Task statement: Once the pictures are set aside, transcribe the remaining data exactly.

Data extract:
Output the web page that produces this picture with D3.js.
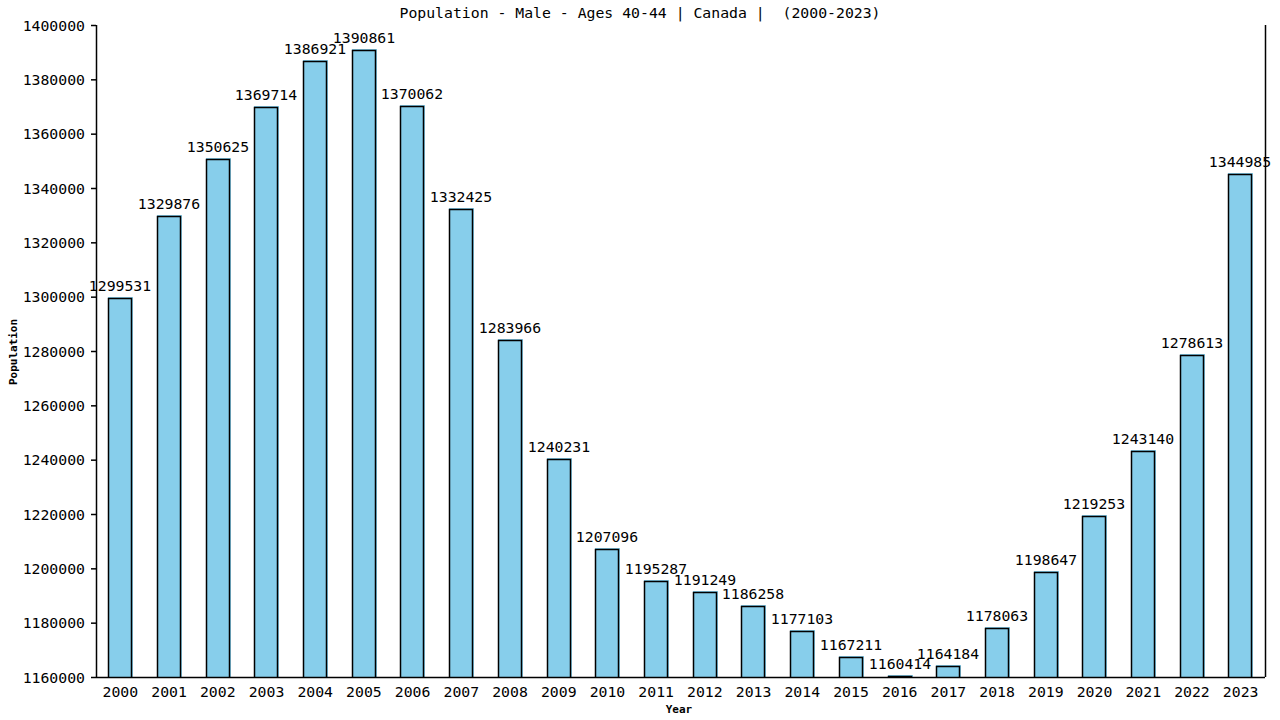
<!DOCTYPE html>
<html><head><meta charset="utf-8">
<script src="https://cdn.jsdelivr.net/npm/d3@7"></script>
<style>
html,body{margin:0;padding:0;background:#fff;}
text{font-family:"DejaVu Sans Mono",monospace;white-space:pre;}
</style>
</head><body>
<svg id="c" width="1280" height="720"></svg>
<script>
const years = ["2000","2001","2002","2003","2004","2005","2006","2007","2008","2009","2010","2011","2012","2013","2014","2015","2016","2017","2018","2019","2020","2021","2022","2023"];
const values = [1299531,1329876,1350625,1369714,1386921,1390861,1370062,1332425,1283966,1240231,1207096,1195287,1191249,1186258,1177103,1167211,1160414,1164184,1178063,1198647,1219253,1243140,1278613,1344985];
const yTicks = [1160000,1180000,1200000,1220000,1240000,1260000,1280000,1300000,1320000,1340000,1360000,1380000,1400000];
const title = "Population - Male - Ages 40-44 | Canada |  (2000-2023)";
const xTitle = "Year";
const yTitle = "Population";

const svg = d3.select("#c");
const L = 96, R = 1265, T = 25, B = 677;
const x = d3.scaleBand().domain(years).range([L, R]).paddingInner(0.5).paddingOuter(0.25);
const y = d3.scaleLinear().domain([1160000, 1400000]).range([B, T]);
const FS = "14.8px";

// bars
const g = svg.append("g");
years.forEach((yr, i) => {
  const bx = Math.round(x(yr)), bw = Math.round(x.bandwidth()), by = Math.round(y(values[i]));
  g.append("rect").attr("x", bx).attr("y", by - 1).attr("width", bw + 1).attr("height", B - by + 1).attr("fill", "#87ceeb");
  g.append("path").attr("d", `M${bx+0.5},${B}V${by+0.5}H${bx+bw-0.5}V${B}`).attr("fill", "none").attr("stroke", "#000").attr("stroke-width", 1.5);
  svg.append("text").attr("x", bx + bw/2).attr("y", by - 7).attr("text-anchor", "middle")
    .attr("font-size", FS).attr("fill", "#000").text(values[i]);
});

// y axis
const ya = svg.append("g").attr("transform", `translate(${L},0)`)
  .call(d3.axisLeft(y).tickValues(yTicks).tickSize(5).tickPadding(6).tickFormat(d3.format("d")));
ya.select(".domain").attr("stroke", "#000").attr("stroke-width", 1.5).attr("d", `M0.5,${T}V${B}`);
ya.selectAll(".tick line").attr("stroke", "#000").attr("stroke-width", 1.5);
ya.selectAll(".tick text").attr("font-size", FS).attr("font-family", "DejaVu Sans Mono, monospace").attr("fill", "#000").attr("dy", "0.35em");

// x axis
const xa = svg.append("g").attr("transform", `translate(0,${B})`)
  .call(d3.axisBottom(x).tickSize(0).tickPadding(9));
xa.select(".domain").attr("stroke", "#000").attr("stroke-width", 1.5).attr("d", `M${L},0.5H${R}`);
xa.selectAll(".tick text").attr("font-size", FS).attr("font-family", "DejaVu Sans Mono, monospace").attr("fill", "#000");

// right border line
svg.append("line").attr("x1", R + 0.5).attr("x2", R + 0.5).attr("y1", T).attr("y2", B).attr("stroke", "#000").attr("stroke-width", 1.5);

// titles
svg.append("text").attr("x", 640).attr("y", 18).attr("text-anchor", "middle").attr("font-size", FS).attr("fill", "#000").text(title);
svg.append("text").attr("x", 679).attr("y", 713).attr("text-anchor", "middle").attr("font-size", "11px").attr("font-weight", "bold").text(xTitle);
svg.append("text").attr("transform", "translate(17,352) rotate(-90)").attr("text-anchor", "middle").attr("font-size", "11px").attr("font-weight", "bold").text(yTitle);
</script>
</body></html>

In response:
Output the web page that produces this picture with D3.js.
<!DOCTYPE html>
<html><head><meta charset="utf-8">
<script src="https://cdn.jsdelivr.net/npm/d3@7"></script>
<style>
html,body{margin:0;padding:0;background:#fff;}
text{font-family:"DejaVu Sans Mono",monospace;white-space:pre;}
</style>
</head><body>
<svg id="c" width="1280" height="720"></svg>
<script>
const years = ["2000","2001","2002","2003","2004","2005","2006","2007","2008","2009","2010","2011","2012","2013","2014","2015","2016","2017","2018","2019","2020","2021","2022","2023"];
const values = [1299531,1329876,1350625,1369714,1386921,1390861,1370062,1332425,1283966,1240231,1207096,1195287,1191249,1186258,1177103,1167211,1160414,1164184,1178063,1198647,1219253,1243140,1278613,1344985];
const yTicks = [1160000,1180000,1200000,1220000,1240000,1260000,1280000,1300000,1320000,1340000,1360000,1380000,1400000];
const title = "Population - Male - Ages 40-44 | Canada |  (2000-2023)";
const xTitle = "Year";
const yTitle = "Population";

const svg = d3.select("#c");
const L = 96, R = 1265, T = 25, B = 677;
const x = d3.scaleBand().domain(years).range([L, R]).paddingInner(0.5).paddingOuter(0.25);
const y = d3.scaleLinear().domain([1160000, 1400000]).range([B, T]);
const FS = "14.8px";

// bars
const g = svg.append("g");
years.forEach((yr, i) => {
  const bx = Math.round(x(yr)), bw = Math.round(x.bandwidth()), by = Math.round(y(values[i]));
  g.append("rect").attr("x", bx).attr("y", by - 1).attr("width", bw + 1).attr("height", B - by + 1).attr("fill", "#87ceeb");
  g.append("path").attr("d", `M${bx+0.5},${B}V${by+0.5}H${bx+bw-0.5}V${B}`).attr("fill", "none").attr("stroke", "#000").attr("stroke-width", 1.5);
  svg.append("text").attr("x", bx + bw/2).attr("y", by - 7).attr("text-anchor", "middle")
    .attr("font-size", FS).attr("fill", "#000").text(values[i]);
});

// y axis
const ya = svg.append("g").attr("transform", `translate(${L},0)`)
  .call(d3.axisLeft(y).tickValues(yTicks).tickSize(5).tickPadding(6).tickFormat(d3.format("d")));
ya.select(".domain").attr("stroke", "#000").attr("stroke-width", 1.5).attr("d", `M0.5,${T}V${B}`);
ya.selectAll(".tick line").attr("stroke", "#000").attr("stroke-width", 1.5);
ya.selectAll(".tick text").attr("font-size", FS).attr("font-family", "DejaVu Sans Mono, monospace").attr("fill", "#000").attr("dy", "0.35em");

// x axis
const xa = svg.append("g").attr("transform", `translate(0,${B})`)
  .call(d3.axisBottom(x).tickSize(0).tickPadding(9));
xa.select(".domain").attr("stroke", "#000").attr("stroke-width", 1.5).attr("d", `M${L},0.5H${R}`);
xa.selectAll(".tick text").attr("font-size", FS).attr("font-family", "DejaVu Sans Mono, monospace").attr("fill", "#000");

// right border line
svg.append("line").attr("x1", R + 0.5).attr("x2", R + 0.5).attr("y1", T).attr("y2", B).attr("stroke", "#000").attr("stroke-width", 1.5);

// titles
svg.append("text").attr("x", 640).attr("y", 18).attr("text-anchor", "middle").attr("font-size", FS).attr("fill", "#000").text(title);
svg.append("text").attr("x", 679).attr("y", 713).attr("text-anchor", "middle").attr("font-size", "11px").attr("font-weight", "bold").text(xTitle);
svg.append("text").attr("transform", "translate(17,352) rotate(-90)").attr("text-anchor", "middle").attr("font-size", "11px").attr("font-weight", "bold").text(yTitle);
</script>
</body></html>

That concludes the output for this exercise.